Ainsi cette seconde partie vient constater les limites qui marquent les aptitudes du décideur. Dans le cadre d’un premier chapitre, l’examen des jugements évaluatifs est l’occasion de révéler les limites propres à ses aptitudes motivationnelles175 (Ch 3). A la suite du comportementaliste, on s’attache, au travers d’une première section, à mettre à jour l’existence de diverses ’procédures multicritères’, à éclairer les modalités de l’intégration du ’critère probabiliste’ ou, plus fondamentalement, à préciser certains attributs généraux de la ’fonction d’utilité’ (Ch 3, § 1). Ce sont là autant de perspectives ouvertes sur la genèse des préférences qui laissent présager de leur caractère variable. Cette contingence, dont la perspective standard, toute de cohérence et de déterminisme, ne saurait s’accommoder, se voit dûment établie à l’occasion d’une seconde section par où on dresse le bilan de toute une série de travaux expérimentaux (Ch 3, § 2).

Après donc avoir fait état des limites qui frappent les aptitudes motivationnelles du décideur, l’examen des jugements prédictifs nous conduit, dans le cadre d’un second chapitre, à constater les limites propres à ses aptitudes cognitives (Ch 4). Une première section invite, avec le comportementaliste, à douter de la pertinence des connaissances, des représentations et autres croyances probabilistes du décideur au titre, en particulier, que celui-ci entretiendrait communément un rapport biaisé à l’information (Ch 4, § 1). Dans le cadre d’une seconde section, on montre comment les auteurs comportementalistes se proposent, notamment, d’apprécier l’impact de ces diverses carences sur le déroulement des activités économiques (Ch 4, § 2).
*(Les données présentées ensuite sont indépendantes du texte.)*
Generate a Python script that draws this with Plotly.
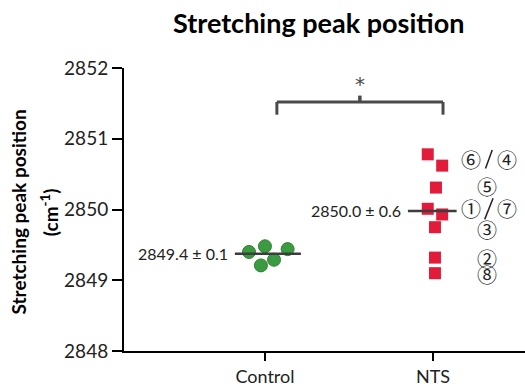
import plotly.graph_objects as go

FONT = "Lato"

categories = ["Control", "NTS"]
control_values = [2849.40, 2849.48, 2849.44, 2849.21, 2849.29]
control_jitter = [-0.095, 0.0, 0.135, -0.024, 0.054]
nts_values = [2850.78, 2850.62, 2850.31, 2850.01, 2849.93, 2849.75, 2849.32, 2849.10]
nts_jitter = [-0.031, 0.055, 0.018, -0.031, 0.055, 0.012, 0.012, 0.012]
control_mean = 2849.375
nts_mean = 2849.98
mean_labels = ["2849.4 ± 0.1", "2850.0 ± 0.6"]
y_ticks = [2848, 2849, 2850, 2851, 2852]

# sample labels next to NTS points (text, y)
sample_labels = [
    ("⑥", 2850.71, "left"), ("④", 2850.71, "right"),
    ("⑤", 2850.32, "mid"),
    ("①", 2850.01, "left"), ("⑦", 2850.01, "right"),
    ("③", 2849.72, "mid"),
    ("②", 2849.31, "mid"),
    ("⑧", 2849.08, "mid"),
]
label_x = {"left": 1.226, "mid": 1.32, "right": 1.44}

ci = {c: i for i, c in enumerate(categories)}

fig = go.Figure()

fig.add_trace(go.Scatter(
    x=[ci["Control"] + j for j in control_jitter], y=control_values,
    mode="markers",
    marker=dict(symbol="circle", size=13, color="#3b9b41",
                line=dict(color="#2f7f35", width=1)),
    showlegend=False, hoverinfo="y"))

fig.add_trace(go.Scatter(
    x=[ci["NTS"] + j for j in nts_jitter], y=nts_values,
    mode="markers",
    marker=dict(symbol="square", size=12, color="#e31b3b", line=dict(width=0)),
    showlegend=False, hoverinfo="y"))

# mean lines
fig.add_trace(go.Scatter(x=[ci["Control"] - 0.179, ci["Control"] + 0.214],
                         y=[control_mean, control_mean], mode="lines",
                         line=dict(color="#3d3d3d", width=2.5),
                         showlegend=False, hoverinfo="skip"))
fig.add_trace(go.Scatter(x=[ci["NTS"] - 0.149, ci["NTS"] + 0.141],
                         y=[nts_mean, nts_mean], mode="lines",
                         line=dict(color="#3d3d3d", width=2.5),
                         showlegend=False, hoverinfo="skip"))

annotations = []
annotations.append(dict(x=ci["Control"] - 0.208, y=control_mean, text=mean_labels[0],
                        xanchor="right", yanchor="middle", showarrow=False,
                        font=dict(family=FONT, size=16, color="#222")))
annotations.append(dict(x=ci["NTS"] - 0.179, y=nts_mean, text=mean_labels[1],
                        xanchor="right", yanchor="middle", showarrow=False,
                        font=dict(family=FONT, size=16, color="#222")))
for txt, yv, pos in sample_labels:
    annotations.append(dict(x=label_x[pos], y=yv, text=txt, showarrow=False,
                            xanchor="center", yanchor="middle",
                            font=dict(family="Noto Sans CJK JP", size=20, color="#222")))

# significance star
annotations.append(dict(x=0.565, y=2851.77, text="*", showarrow=False,
                        xanchor="center", yanchor="middle",
                        font=dict(family="DejaVu Sans", size=20, color="#4a4a4a")))

# y axis title lines
annotations.append(dict(xref="paper", yref="paper", x=-0.264, y=0.49, text="Stretching peak position",
                        textangle=-90, showarrow=False, xanchor="center", yanchor="middle",
                        font=dict(family=FONT, size=19, color="#000", weight="bold")))
annotations.append(dict(xref="paper", yref="paper", x=-0.185, y=0.49, text="(cm<sup>-1</sup>)",
                        textangle=-90, showarrow=False, xanchor="center", yanchor="middle",
                        font=dict(family=FONT, size=19, color="#000", weight="bold")))

shapes = []
br_col = "#4a4a4a"
# bracket
shapes.append(dict(type="line", x0=0.071, x1=1.06, y0=2851.52, y1=2851.52,
                   line=dict(color=br_col, width=3)))
shapes.append(dict(type="line", x0=0.071, x1=0.071, y0=2851.52, y1=2851.34,
                   line=dict(color=br_col, width=3)))
shapes.append(dict(type="line", x0=1.06, x1=1.06, y0=2851.52, y1=2851.34,
                   line=dict(color=br_col, width=3)))
shapes.append(dict(type="line", x0=0.565, x1=0.565, y0=2851.52, y1=2851.61,
                   line=dict(color=br_col, width=3.5)))
# slashes between paired labels
shapes.append(dict(type="line", x0=1.353, x1=1.313, y0=2850.84, y1=2850.58,
                   line=dict(color="#222", width=1.5)))
shapes.append(dict(type="line", x0=1.358, x1=1.308, y0=2850.16, y1=2849.86,
                   line=dict(color="#222", width=1.5)))

fig.update_layout(
    width=525, height=387,
    margin=dict(l=124, r=0, t=68, b=32),
    paper_bgcolor="white", plot_bgcolor="white",
    title=dict(text="<b>Stretching peak position</b>", x=0.607, xanchor="center",
               y=0.94, yanchor="middle",
               font=dict(family=FONT, size=27, color="#000")),
    annotations=annotations, shapes=shapes,
    xaxis=dict(range=[-0.839, 1.548], tickmode="array", tickvals=[0, 1],
               ticktext=categories, showgrid=False, zeroline=False,
               showline=True, linecolor="#000", linewidth=2,
               ticks="outside", ticklen=8, tickwidth=2, tickcolor="#000",
               tickfont=dict(family=FONT, size=18, color="#222")),
    yaxis=dict(range=[2848, 2852], tickvals=y_ticks, showgrid=False, zeroline=False,
               showline=True, linecolor="#000", linewidth=2,
               ticks="outside", ticklen=10, tickwidth=2, tickcolor="#000",
               tickfont=dict(family=FONT, size=19, color="#222")),
)

fig.write_html("out.html")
Qu’ils examinent la genèse des préférences, ou la formation des anticipations qui sous-tendent la détermination, en vérité bien parcellaire, du cadre options/conséquences, ces auteurs se révèlent prompts à épouser une perspective ’constructiviste’.

Notes
174.

Cf. notre introduction générale, supra.

175.

Où il faut rappeler que le domaine du motivationnel, par opposition au cognitif, se doit d’être entendu de manière relativement extensive, ainsi que le font notamment March & Simon [1958]. En ce sens, les réflexions consacrées à la genèse ou à la nature des préférences relèvent bien du champ motivationnel.